Je suis peintre. Peintre comme le fut Rembrandt, ce graveur magnifique ; comme Michel-Ange poète, architecte etc. ; comme Picasso... Dürer a eu une formation d'orfèvre de par son père ; le mien fut charpentier, tôlier, factotum, ouvrier agricole et mort. Je suis peintre et pour peindre j'ai besoin que ma peinture dialogue avec le support. Le support est l'infiniment précieux premier geste du peintre ; ce n'est pas la peinture. Le peintre ne peins pas continuellement pinceaux au poing. Je cherche donc des supports qui me séduisent au point d'hésiter à les tâcher... au point de tourner autour des heures, des semaines, des années parfois. Ces supports sont des ersatz à ce qui me semble être la cause majeure de la perte de sens de la peinture : une destination. Non pas une destination muséale ou narrative.

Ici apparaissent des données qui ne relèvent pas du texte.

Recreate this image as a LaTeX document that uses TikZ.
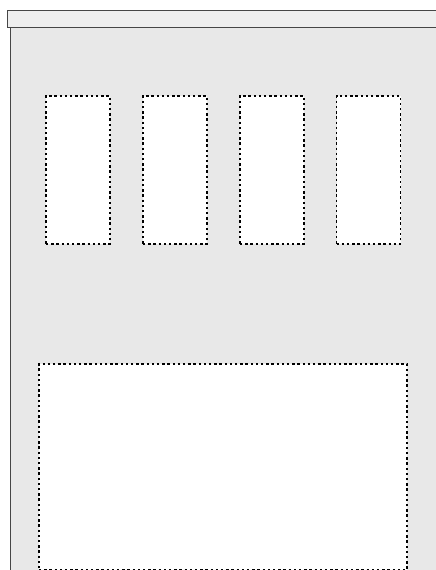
\documentclass[tikz,border=0pt]{standalone}
\usetikzlibrary{positioning}
\definecolor{titlebar}{RGB}{238,238,238}
\definecolor{pane}{RGB}{232,232,232}
\definecolor{frameline}{RGB}{70,70,70}

\begin{document}
\begin{tikzpicture}[
  x=1pt, y=-1pt,
  slot/.style={draw=black, fill=white, line width=1.5pt,
               dash pattern=on 2.4pt off 2.8pt,
               inner sep=0pt, minimum width=64pt, minimum height=148pt},
  panel/.style={draw=black, fill=white, line width=1.5pt,
                dash pattern=on 2.4pt off 2.8pt,
                inner sep=0pt, minimum width=368pt, minimum height=206pt},
]
\useasboundingbox (0,0) rectangle (436,570);

% window frame
\fill[pane] (10,27) rectangle (440,580);
\draw[frameline, line width=0.8pt] (10.5,27) -- (10.5,580);
\draw[frameline, fill=titlebar, line width=0.8pt] (7.5,10.5) rectangle (440,27);

% top row of slots
\node[slot] (s1) at (78,170)  {};
\node[slot] (s2) at (175,170) {};
\node[slot] (s3) at (272,170) {};
\node[slot] (s4) at (368.5,170) {};

% lower panel
\node[panel] (big) at (223,467) {};

\end{tikzpicture}
\end{document}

Une destination plastique et sociale, publique, immédiate, fonctionnelle. Je suis peintre et seulement peintre parce que le peintre dialogue de tout temps avec l'architecte, le musicien, le poète, l'imprimeur, le politique, etc.

Les peintres, majoritairement, sont donc condamnés à peindre de petites choses distrayantes, supports dans le meilleur des cas à la méditation familiale, ménagère. Et nous avons vu des chef-d'œuvres pousser joyeusement comme des verrues rutilantes sur nos murs.

Je suis peintre. Ainsi en ont décidé les dieux du monde et des temps accomplis et non-accomplis. Et je ne peux peindre que dans un dialogue. Amis architectes, musiciens, poètes, imprimeurs, politiques, financeurs, commanditaires -- ça c'est nous tous, non ? : cultivateurs, mécanos, boulanger, fouteurs de petits riens -- COLLABORONS, bordel, amusons-nous zut et re-zut et zéro futur.